The automotive world has taken notice. Supercar Blondie has already met the likes of Jay Leno, James May, Richard Hammond, the Stig and Nico Rosberg. So, not only does she get to drive rare and pricey automobiles, she also gets to hang out with world-class petrolheads. Who needs to get paid when the job description is this exciting?
Unfortunately, Supercar Blondie’s gig isn’t all fun and giggles. She also happens to have haters. Lots of them. I learned about this when she very recently opened up to Rosberg. She gets bashed all the time by so-called “car guys” supposedly for being boring and dumb and fake. She gets called out a lot (in a really vulgar manner) for mouthing off trivial and sometimes inaccurate information. Read the comments on her posts and you’ll cringe. The enmity is real (and alarming). Even the fact that she recites data from her mental notes offends her detractors, who must be utterly unaware that even Jeremy Clarkson uses scripts.

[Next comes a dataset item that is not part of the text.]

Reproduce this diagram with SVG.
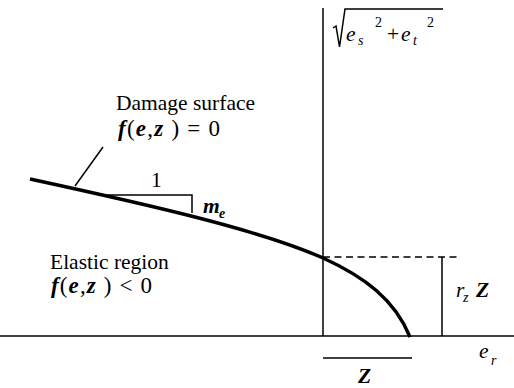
<svg xmlns="http://www.w3.org/2000/svg" width="514" height="388" viewBox="0 0 514 388">
<style>
.ln{stroke:#000;stroke-width:1.5;fill:none}
.t{font-family:"Liberation Serif","DejaVu Serif",serif;font-size:21.5px;fill:#000}
.f{font-size:23px}
.bi{font-weight:bold;font-style:italic}
.i{font-style:italic}
.sub{font-size:14px}
</style>
<rect width="514" height="388" fill="#fff"/>
<g id="connectors">
<line class="ln" x1="323" y1="8" x2="323" y2="336"/>
<line class="ln" x1="0" y1="336" x2="514" y2="336"/>
<path d="M30,179 C150,205 260,230 323,258 C365,277 395,300 410,337" stroke="#000" stroke-width="3.5" fill="none"/>
<line class="ln" x1="75" y1="186" x2="103" y2="147"/>
<polyline class="ln" points="105,195 192,195 192,213"/>
<line class="ln" x1="323" y1="257" x2="458" y2="257" stroke-dasharray="7,4.5"/>
<line class="ln" x1="442" y1="257" x2="442" y2="336"/>
<line class="ln" x1="323" y1="358" x2="412" y2="358"/>
<polyline class="ln" points="333,28 336,26 339.5,47 345,9 443,9"/>
</g>
<g id="damage">
<text class="t" x="116" y="110">Damage surface</text>
<text class="t f" x="118" y="136" textLength="102"><tspan class="bi">f</tspan>(<tspan class="bi">e</tspan>,<tspan class="bi">z</tspan> ) = 0</text>
</g>
<g id="elastic">
<text class="t" x="50" y="269">Elastic region</text>
<text class="t f" x="51" y="293" textLength="101"><tspan class="bi">f</tspan>(<tspan class="bi">e</tspan>,<tspan class="bi">z</tspan> ) &lt; 0</text>
</g>
<g id="slope">
<text class="t" x="151" y="187" font-size="19">1</text>
<text class="t bi" x="203" y="213">m</text>
<text class="t bi sub" x="219" y="218">e</text>
</g>
<g id="yaxis-label">
<text class="t i" x="346" y="41">e</text>
<text class="t i sub" x="358" y="45">s</text>
<text class="t sub" x="375" y="27">2</text>
<text class="t" x="387" y="41">+</text>
<text class="t i" x="401" y="41">e</text>
<text class="t i sub" x="413" y="45">t</text>
<text class="t sub" x="427" y="27">2</text>
</g>
<g id="rz">
<text class="t i" x="456" y="297">r</text>
<text class="t i sub" x="463" y="302">z</text>
<text class="t bi" x="476" y="297">Z</text>
</g>
<g id="er">
<text class="t i" x="479" y="358">e</text>
<text class="t i sub" x="491" y="365">r</text>
</g>
<g id="zlabel">
<text class="t bi" x="358" y="383" font-size="20">Z</text>
</g>
</svg>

But who cares? The videos are amazing and interesting. Many viewers who would otherwise not pay attention to car content routinely click on Supercar Blondie’s clips. And who doesn’t make mistakes anyway? It’s not as if she’s intentionally lying to scam her fans.
“I actually stopped reading the comments,” she told Rosberg. “And then I got over it. Now I don’t care. It’s just not worth your effort. It’s not worth your time as a person to hate someone. I don’t know…I just don’t get it. You only have this much energy to give to other people every day. Why spend some of your energy on someone that you hate? Spend your energy on someone that you like and support.”
Amen. You know what I think? Losers just hate Supercar Blondie because she lives the life they know they can’t have. Either that or they just can’t stand seeing a woman being the go-to content creator when it comes to cars. Knock it off, fellas. Do your own automotive vlog if you truly think you can do better. Let’s see if you can entice even 12 dimwits to watch it.